Requirements:
Repeat, exactly and only, the lines from the beginning of the data through the line with "import plotly.graph_objects as go". Pictures are left out.

— start —

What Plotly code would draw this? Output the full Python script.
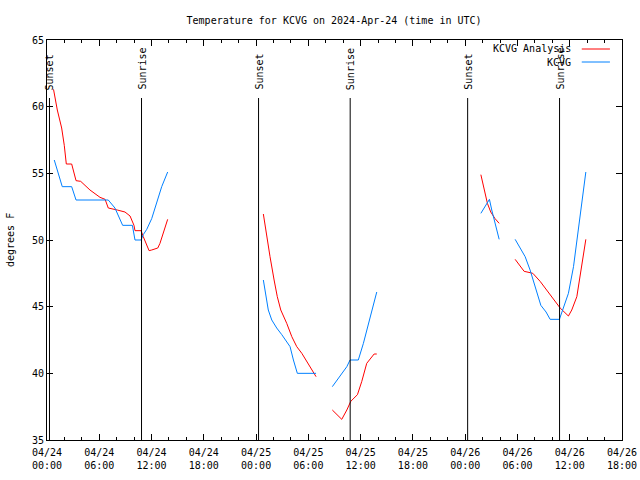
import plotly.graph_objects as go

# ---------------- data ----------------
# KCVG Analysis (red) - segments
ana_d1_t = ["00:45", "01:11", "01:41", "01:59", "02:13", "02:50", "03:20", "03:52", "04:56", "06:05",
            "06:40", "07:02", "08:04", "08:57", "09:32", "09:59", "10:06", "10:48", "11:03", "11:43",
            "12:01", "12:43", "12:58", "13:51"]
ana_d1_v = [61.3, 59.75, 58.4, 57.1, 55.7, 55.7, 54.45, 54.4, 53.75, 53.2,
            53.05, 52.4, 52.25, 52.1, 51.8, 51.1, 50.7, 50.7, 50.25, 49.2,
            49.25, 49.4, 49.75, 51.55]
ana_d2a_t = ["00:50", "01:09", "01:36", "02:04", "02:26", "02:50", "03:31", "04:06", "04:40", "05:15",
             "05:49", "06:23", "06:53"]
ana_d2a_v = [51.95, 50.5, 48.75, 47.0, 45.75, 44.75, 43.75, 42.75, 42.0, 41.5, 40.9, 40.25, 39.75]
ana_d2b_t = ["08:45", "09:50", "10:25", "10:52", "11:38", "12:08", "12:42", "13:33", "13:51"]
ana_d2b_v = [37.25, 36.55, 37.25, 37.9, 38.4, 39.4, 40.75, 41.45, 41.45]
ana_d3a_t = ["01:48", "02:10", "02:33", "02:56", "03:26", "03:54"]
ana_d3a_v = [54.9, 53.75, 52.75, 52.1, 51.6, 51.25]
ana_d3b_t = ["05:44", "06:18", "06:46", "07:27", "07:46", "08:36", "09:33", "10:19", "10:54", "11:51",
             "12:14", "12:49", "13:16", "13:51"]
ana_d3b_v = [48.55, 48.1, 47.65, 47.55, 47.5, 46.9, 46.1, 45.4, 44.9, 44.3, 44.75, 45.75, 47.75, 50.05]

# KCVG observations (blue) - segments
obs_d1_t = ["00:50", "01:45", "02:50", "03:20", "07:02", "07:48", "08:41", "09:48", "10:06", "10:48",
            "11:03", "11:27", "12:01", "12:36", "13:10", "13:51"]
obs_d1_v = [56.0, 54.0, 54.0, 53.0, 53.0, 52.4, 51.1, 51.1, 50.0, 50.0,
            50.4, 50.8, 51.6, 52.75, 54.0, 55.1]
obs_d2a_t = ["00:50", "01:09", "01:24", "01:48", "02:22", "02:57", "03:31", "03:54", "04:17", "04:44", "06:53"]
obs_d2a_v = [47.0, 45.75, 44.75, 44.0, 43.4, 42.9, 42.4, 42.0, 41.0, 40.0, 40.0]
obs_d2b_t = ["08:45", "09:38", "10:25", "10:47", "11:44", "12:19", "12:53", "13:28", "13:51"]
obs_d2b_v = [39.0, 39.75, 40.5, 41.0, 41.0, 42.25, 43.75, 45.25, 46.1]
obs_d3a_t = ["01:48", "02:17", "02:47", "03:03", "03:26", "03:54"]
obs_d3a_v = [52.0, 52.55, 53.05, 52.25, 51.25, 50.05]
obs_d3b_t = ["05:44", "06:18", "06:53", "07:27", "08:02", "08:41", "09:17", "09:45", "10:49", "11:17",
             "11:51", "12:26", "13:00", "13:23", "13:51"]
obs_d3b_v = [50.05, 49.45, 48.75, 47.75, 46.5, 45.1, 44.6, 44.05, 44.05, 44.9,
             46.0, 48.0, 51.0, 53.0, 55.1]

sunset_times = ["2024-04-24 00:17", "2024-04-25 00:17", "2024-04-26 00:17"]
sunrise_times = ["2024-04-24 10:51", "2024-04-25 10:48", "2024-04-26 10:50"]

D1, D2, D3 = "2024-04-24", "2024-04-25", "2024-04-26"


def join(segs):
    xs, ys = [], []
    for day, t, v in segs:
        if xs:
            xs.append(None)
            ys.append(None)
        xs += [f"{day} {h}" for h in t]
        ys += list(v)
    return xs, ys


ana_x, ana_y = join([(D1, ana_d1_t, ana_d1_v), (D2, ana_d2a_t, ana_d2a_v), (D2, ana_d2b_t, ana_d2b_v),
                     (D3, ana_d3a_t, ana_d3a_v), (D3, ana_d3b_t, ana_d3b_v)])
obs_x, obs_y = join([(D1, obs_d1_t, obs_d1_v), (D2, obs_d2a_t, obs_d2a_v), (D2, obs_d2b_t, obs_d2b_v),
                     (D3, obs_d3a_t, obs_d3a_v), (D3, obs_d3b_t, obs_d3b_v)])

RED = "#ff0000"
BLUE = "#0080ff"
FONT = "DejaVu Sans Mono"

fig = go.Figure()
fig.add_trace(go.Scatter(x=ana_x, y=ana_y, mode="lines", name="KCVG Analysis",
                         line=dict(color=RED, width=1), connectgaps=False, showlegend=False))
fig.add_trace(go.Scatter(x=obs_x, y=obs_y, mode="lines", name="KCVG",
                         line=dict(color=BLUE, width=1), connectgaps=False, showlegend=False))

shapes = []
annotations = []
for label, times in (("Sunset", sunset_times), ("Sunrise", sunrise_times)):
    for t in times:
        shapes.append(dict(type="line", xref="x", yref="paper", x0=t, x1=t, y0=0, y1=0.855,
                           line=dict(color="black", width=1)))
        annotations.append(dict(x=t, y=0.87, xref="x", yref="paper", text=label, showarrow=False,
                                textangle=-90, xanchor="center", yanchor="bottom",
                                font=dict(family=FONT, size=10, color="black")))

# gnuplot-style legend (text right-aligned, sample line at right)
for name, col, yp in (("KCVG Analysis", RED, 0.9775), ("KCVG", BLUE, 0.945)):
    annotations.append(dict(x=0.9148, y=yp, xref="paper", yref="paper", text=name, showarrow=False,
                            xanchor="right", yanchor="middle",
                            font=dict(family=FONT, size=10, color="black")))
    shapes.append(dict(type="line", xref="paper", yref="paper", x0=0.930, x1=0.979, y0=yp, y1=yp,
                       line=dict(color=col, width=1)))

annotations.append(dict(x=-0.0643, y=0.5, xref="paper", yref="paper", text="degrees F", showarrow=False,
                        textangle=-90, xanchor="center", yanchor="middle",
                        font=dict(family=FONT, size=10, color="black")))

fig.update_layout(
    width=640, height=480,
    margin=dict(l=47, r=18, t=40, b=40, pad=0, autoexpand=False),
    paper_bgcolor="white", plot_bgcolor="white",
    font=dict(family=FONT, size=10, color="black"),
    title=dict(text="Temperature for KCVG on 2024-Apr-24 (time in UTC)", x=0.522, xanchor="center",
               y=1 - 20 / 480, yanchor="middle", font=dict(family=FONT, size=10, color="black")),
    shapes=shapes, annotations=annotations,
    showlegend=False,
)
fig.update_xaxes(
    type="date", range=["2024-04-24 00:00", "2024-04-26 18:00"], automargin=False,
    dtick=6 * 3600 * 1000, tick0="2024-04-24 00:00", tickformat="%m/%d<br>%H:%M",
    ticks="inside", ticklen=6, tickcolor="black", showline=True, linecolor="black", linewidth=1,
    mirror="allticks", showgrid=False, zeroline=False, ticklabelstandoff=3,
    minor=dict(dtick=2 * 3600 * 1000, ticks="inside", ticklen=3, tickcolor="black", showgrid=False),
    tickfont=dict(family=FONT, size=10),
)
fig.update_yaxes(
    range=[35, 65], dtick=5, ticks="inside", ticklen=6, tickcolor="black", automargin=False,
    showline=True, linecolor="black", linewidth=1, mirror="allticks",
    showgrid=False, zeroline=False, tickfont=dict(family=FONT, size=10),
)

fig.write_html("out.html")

— end —

Solution to this problem:
What Plotly code would draw this? Output the full Python script.
import plotly.graph_objects as go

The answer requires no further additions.